La situation peut être la suivante : des époux divorcent par consentement mutuel et constatent que celui qui ne reste pas dans le domicile conjugal ne pourra pas se reloger uniquement grâce à ses droits dans la liquidation du régime matrimonial. Il ne pourra pas non plus contracter de prêts pour acquérir un bien en raison de ses faibles revenus.  Les époux décident donc d’acheter ensemble un bien grâce à un prêt immobilier qu’ils contractent tous les deux, puis d’attribuer ce bien à l’époux qui y résidera.

Dans ce cas, que les époux soient mariés sous le régime légal de la communauté de biens réduite aux acquêts ou qu’ils aient opté pour le régime de la séparation de biens, la difficulté est identique : au moment de la vente des parts d’un époux (opération de partage et d’attribution) les époux risquent de voir l’administration fiscale refuser d’appliquer le mécanisme préférentiel du droit de partage, dont le taux s’élève à 1,10% depuis le 1er janvier 2022 et de subir ainsi le taux de 2,5%.

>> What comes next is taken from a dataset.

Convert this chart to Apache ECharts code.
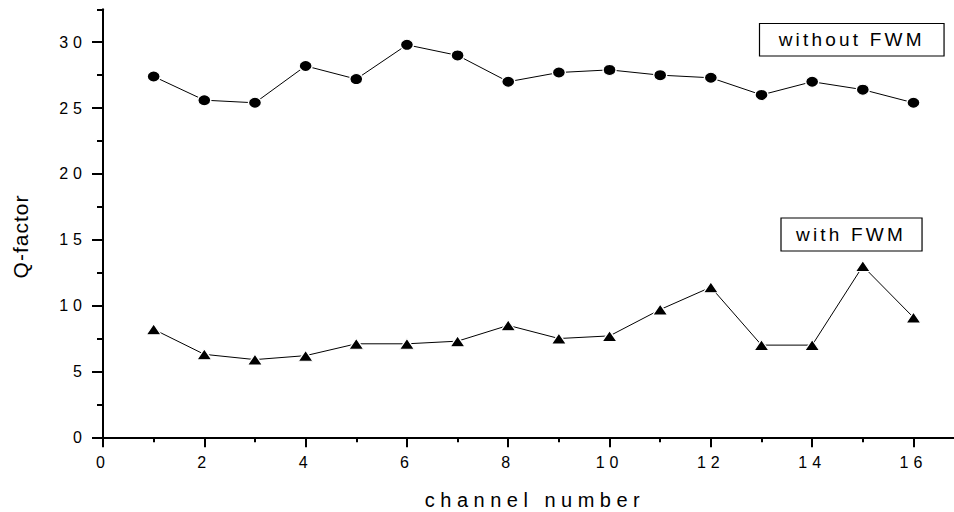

En effet, en raison de la succession des trois étapes, à savoir la date des effets du divorce, puis l’achat du bien immobilier puis le divorce, il existe un risque important que l’administration fiscale considère qu’au moment du rachat des parts de l’un des propriétaires de l’immeuble par l’autre, les propriétaires ne puissent plus être qualifiés de personnes mariées ou pacsées. Or le taux préférentiel décrit ci-dessus leur est réservé.

Il est donc important d’être conseillé par un avocat spécialisé en divorce ET en liquidation de régimes matrimoniaux ou par tout professionnel aguerri à ces règles pour éviter de concrétiser un projet qui, in fine, aura un coût important pour les époux, coût qu’il aurait été possible d’éviter.